**Short task:** From the entries below, reproduce exactly the line containing "Recreate this image", the line containing "let ctx = document.getElementById('myChart').getContext('2d');", and every line in between, with nothing added.
═══ Provided information
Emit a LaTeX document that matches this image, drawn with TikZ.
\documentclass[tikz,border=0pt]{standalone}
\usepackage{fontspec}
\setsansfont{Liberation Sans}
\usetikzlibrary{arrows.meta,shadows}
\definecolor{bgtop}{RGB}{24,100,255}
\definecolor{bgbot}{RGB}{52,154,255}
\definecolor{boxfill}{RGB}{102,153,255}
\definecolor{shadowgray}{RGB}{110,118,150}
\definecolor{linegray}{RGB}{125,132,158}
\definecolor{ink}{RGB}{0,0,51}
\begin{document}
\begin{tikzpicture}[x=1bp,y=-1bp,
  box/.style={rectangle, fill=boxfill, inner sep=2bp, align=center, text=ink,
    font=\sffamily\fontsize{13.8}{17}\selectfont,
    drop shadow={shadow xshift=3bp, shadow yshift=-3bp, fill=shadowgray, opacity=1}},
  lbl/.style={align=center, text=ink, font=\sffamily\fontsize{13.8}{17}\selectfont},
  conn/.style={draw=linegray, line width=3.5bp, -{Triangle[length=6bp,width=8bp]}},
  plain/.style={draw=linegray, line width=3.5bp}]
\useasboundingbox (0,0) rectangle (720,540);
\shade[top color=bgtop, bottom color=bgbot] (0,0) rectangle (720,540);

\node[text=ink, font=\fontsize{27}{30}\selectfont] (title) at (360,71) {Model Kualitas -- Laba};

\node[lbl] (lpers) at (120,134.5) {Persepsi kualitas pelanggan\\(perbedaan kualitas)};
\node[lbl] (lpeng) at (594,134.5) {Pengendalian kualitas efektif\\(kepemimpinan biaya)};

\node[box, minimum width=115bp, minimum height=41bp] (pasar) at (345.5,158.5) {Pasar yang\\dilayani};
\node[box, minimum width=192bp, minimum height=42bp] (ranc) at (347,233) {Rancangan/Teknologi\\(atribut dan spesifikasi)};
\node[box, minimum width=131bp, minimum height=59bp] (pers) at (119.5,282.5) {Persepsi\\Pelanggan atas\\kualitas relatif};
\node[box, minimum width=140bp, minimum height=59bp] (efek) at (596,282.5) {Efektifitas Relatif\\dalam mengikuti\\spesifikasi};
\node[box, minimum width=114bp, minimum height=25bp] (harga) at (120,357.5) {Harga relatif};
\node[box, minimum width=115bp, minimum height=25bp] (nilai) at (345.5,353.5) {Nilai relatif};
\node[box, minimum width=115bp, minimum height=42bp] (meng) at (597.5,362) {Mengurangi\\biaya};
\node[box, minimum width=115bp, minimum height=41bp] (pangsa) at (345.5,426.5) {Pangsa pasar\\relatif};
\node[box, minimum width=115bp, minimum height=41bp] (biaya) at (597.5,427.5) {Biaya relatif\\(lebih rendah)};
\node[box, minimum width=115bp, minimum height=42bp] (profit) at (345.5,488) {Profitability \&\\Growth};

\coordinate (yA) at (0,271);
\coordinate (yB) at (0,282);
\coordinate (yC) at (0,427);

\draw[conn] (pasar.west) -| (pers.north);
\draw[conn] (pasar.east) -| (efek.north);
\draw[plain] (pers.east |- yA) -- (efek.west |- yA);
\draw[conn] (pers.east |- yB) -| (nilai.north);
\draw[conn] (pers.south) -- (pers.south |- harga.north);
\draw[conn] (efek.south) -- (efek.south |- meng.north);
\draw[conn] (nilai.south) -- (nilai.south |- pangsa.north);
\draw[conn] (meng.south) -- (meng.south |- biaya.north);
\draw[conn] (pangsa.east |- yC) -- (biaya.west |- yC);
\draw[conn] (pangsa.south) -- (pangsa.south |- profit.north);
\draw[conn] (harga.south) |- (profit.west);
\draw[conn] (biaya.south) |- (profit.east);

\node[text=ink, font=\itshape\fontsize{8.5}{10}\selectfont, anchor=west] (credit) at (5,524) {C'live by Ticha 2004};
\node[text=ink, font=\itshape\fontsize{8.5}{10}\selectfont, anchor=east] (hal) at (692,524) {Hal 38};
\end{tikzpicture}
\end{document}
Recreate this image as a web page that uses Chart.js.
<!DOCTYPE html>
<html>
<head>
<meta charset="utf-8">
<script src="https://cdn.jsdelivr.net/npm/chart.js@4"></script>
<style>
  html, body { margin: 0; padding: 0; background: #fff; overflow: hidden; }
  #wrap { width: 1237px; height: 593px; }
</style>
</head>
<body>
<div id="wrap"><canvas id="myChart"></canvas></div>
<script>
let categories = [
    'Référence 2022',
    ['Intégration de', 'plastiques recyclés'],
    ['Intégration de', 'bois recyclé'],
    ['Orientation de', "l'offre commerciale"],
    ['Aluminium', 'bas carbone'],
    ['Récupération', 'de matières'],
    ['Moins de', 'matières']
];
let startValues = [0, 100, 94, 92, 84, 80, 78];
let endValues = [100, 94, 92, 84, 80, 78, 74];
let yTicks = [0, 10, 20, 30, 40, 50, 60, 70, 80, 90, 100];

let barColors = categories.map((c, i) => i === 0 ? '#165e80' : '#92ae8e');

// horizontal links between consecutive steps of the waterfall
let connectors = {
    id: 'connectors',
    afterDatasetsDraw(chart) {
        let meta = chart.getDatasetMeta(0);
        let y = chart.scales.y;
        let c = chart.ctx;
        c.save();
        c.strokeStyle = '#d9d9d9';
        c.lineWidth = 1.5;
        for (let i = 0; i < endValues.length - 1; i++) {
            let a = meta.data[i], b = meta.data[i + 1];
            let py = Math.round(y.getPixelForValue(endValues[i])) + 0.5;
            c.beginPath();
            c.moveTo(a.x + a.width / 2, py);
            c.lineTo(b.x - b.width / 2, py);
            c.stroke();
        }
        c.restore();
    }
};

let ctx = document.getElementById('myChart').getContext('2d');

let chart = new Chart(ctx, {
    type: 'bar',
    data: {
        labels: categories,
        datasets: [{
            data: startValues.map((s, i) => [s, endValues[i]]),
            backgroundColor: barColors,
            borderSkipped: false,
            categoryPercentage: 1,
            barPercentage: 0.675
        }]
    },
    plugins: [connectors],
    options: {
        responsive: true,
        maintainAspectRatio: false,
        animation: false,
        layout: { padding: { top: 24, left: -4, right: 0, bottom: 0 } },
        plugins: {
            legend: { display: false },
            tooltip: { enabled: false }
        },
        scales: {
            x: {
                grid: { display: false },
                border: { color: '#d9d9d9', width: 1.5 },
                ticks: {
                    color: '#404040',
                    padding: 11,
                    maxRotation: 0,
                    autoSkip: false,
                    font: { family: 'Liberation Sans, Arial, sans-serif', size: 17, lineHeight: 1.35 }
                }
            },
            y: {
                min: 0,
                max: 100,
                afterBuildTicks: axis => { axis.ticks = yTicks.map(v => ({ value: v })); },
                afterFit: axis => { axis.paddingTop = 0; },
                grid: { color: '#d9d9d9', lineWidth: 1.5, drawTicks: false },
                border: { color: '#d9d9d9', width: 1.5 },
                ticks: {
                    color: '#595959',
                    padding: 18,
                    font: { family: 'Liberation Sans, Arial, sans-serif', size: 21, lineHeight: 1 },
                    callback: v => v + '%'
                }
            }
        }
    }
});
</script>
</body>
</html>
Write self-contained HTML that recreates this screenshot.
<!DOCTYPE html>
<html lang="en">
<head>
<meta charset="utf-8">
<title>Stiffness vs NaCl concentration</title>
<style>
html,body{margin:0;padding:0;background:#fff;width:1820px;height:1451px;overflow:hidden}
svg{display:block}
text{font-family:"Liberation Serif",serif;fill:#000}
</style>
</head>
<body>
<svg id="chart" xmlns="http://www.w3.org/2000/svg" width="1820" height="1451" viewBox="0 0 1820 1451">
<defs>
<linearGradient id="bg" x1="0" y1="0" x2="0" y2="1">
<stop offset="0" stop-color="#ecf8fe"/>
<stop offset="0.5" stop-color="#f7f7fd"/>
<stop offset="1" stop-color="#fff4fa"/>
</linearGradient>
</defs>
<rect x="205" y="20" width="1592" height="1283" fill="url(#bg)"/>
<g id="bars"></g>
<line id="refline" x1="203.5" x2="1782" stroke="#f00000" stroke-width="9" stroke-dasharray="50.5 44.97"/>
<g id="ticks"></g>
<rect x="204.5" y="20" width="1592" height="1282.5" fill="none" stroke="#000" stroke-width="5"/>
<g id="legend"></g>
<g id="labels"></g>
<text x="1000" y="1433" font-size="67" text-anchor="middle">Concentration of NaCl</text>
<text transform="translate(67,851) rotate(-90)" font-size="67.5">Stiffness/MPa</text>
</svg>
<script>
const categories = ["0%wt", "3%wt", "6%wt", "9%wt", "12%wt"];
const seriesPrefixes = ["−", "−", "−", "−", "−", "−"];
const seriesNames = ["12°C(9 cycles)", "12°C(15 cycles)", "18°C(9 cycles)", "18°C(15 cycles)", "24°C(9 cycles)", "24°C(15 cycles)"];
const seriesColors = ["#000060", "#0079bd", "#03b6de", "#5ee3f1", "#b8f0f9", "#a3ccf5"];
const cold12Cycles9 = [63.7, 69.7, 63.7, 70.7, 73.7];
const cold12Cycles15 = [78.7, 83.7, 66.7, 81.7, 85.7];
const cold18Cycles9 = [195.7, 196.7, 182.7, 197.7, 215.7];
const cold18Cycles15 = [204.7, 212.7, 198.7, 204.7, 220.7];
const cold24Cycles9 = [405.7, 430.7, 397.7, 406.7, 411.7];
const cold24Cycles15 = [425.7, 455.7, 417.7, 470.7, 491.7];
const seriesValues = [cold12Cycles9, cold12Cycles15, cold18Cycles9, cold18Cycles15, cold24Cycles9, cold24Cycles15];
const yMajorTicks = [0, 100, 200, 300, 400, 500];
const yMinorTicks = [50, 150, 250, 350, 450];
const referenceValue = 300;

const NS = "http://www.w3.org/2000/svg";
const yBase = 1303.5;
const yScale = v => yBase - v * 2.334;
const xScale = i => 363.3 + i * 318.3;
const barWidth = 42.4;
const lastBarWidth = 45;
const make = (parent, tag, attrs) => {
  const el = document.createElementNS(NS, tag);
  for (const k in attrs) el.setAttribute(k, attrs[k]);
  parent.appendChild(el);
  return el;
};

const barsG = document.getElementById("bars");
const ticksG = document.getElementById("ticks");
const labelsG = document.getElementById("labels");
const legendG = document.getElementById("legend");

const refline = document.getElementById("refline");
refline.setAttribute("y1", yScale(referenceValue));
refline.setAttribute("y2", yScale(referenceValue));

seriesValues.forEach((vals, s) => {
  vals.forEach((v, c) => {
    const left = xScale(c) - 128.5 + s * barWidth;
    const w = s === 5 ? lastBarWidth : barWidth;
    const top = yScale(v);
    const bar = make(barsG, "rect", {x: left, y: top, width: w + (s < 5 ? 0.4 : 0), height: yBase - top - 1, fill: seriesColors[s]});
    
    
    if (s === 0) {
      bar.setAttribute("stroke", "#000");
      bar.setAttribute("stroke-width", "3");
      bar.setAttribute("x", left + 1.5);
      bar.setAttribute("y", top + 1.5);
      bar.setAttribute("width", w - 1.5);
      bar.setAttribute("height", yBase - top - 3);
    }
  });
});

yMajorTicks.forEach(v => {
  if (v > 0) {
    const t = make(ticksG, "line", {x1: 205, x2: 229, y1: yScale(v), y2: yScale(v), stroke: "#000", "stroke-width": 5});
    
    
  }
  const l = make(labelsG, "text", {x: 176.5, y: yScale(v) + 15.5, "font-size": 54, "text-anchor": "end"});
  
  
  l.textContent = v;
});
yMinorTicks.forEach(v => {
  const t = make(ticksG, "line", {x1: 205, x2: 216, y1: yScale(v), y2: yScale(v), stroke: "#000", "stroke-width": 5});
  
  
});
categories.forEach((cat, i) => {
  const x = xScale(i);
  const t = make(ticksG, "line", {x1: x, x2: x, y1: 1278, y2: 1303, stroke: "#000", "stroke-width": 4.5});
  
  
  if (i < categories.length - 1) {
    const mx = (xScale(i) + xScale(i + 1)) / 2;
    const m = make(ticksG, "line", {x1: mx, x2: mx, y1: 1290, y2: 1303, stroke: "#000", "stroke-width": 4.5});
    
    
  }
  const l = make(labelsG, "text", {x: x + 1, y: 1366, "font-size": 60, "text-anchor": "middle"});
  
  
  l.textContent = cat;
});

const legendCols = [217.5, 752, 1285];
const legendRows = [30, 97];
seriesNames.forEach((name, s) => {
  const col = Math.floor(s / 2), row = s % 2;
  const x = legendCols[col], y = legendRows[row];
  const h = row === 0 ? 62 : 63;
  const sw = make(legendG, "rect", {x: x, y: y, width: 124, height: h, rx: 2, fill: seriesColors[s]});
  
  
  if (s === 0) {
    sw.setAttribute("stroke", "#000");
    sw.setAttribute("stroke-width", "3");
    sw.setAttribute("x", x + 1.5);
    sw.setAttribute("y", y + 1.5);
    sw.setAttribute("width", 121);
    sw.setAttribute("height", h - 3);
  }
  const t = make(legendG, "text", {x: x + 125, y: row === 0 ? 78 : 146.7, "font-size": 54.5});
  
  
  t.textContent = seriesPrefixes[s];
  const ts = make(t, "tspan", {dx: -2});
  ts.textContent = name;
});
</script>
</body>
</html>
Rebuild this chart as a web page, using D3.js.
══════
**Output for this task:**
Recreate this image as a web page that uses Chart.js.
<!DOCTYPE html>
<html>
<head>
<meta charset="utf-8">
<script src="https://cdn.jsdelivr.net/npm/chart.js@4"></script>
<style>
  html, body { margin: 0; padding: 0; background: #fff; overflow: hidden; }
  #wrap { width: 1237px; height: 593px; }
</style>
</head>
<body>
<div id="wrap"><canvas id="myChart"></canvas></div>
<script>
let categories = [
    'Référence 2022',
    ['Intégration de', 'plastiques recyclés'],
    ['Intégration de', 'bois recyclé'],
    ['Orientation de', "l'offre commerciale"],
    ['Aluminium', 'bas carbone'],
    ['Récupération', 'de matières'],
    ['Moins de', 'matières']
];
let startValues = [0, 100, 94, 92, 84, 80, 78];
let endValues = [100, 94, 92, 84, 80, 78, 74];
let yTicks = [0, 10, 20, 30, 40, 50, 60, 70, 80, 90, 100];

let barColors = categories.map((c, i) => i === 0 ? '#165e80' : '#92ae8e');

// horizontal links between consecutive steps of the waterfall
let connectors = {
    id: 'connectors',
    afterDatasetsDraw(chart) {
        let meta = chart.getDatasetMeta(0);
        let y = chart.scales.y;
        let c = chart.ctx;
        c.save();
        c.strokeStyle = '#d9d9d9';
        c.lineWidth = 1.5;
        for (let i = 0; i < endValues.length - 1; i++) {
            let a = meta.data[i], b = meta.data[i + 1];
            let py = Math.round(y.getPixelForValue(endValues[i])) + 0.5;
            c.beginPath();
            c.moveTo(a.x + a.width / 2, py);
            c.lineTo(b.x - b.width / 2, py);
            c.stroke();
        }
        c.restore();
    }
};

let ctx = document.getElementById('myChart').getContext('2d');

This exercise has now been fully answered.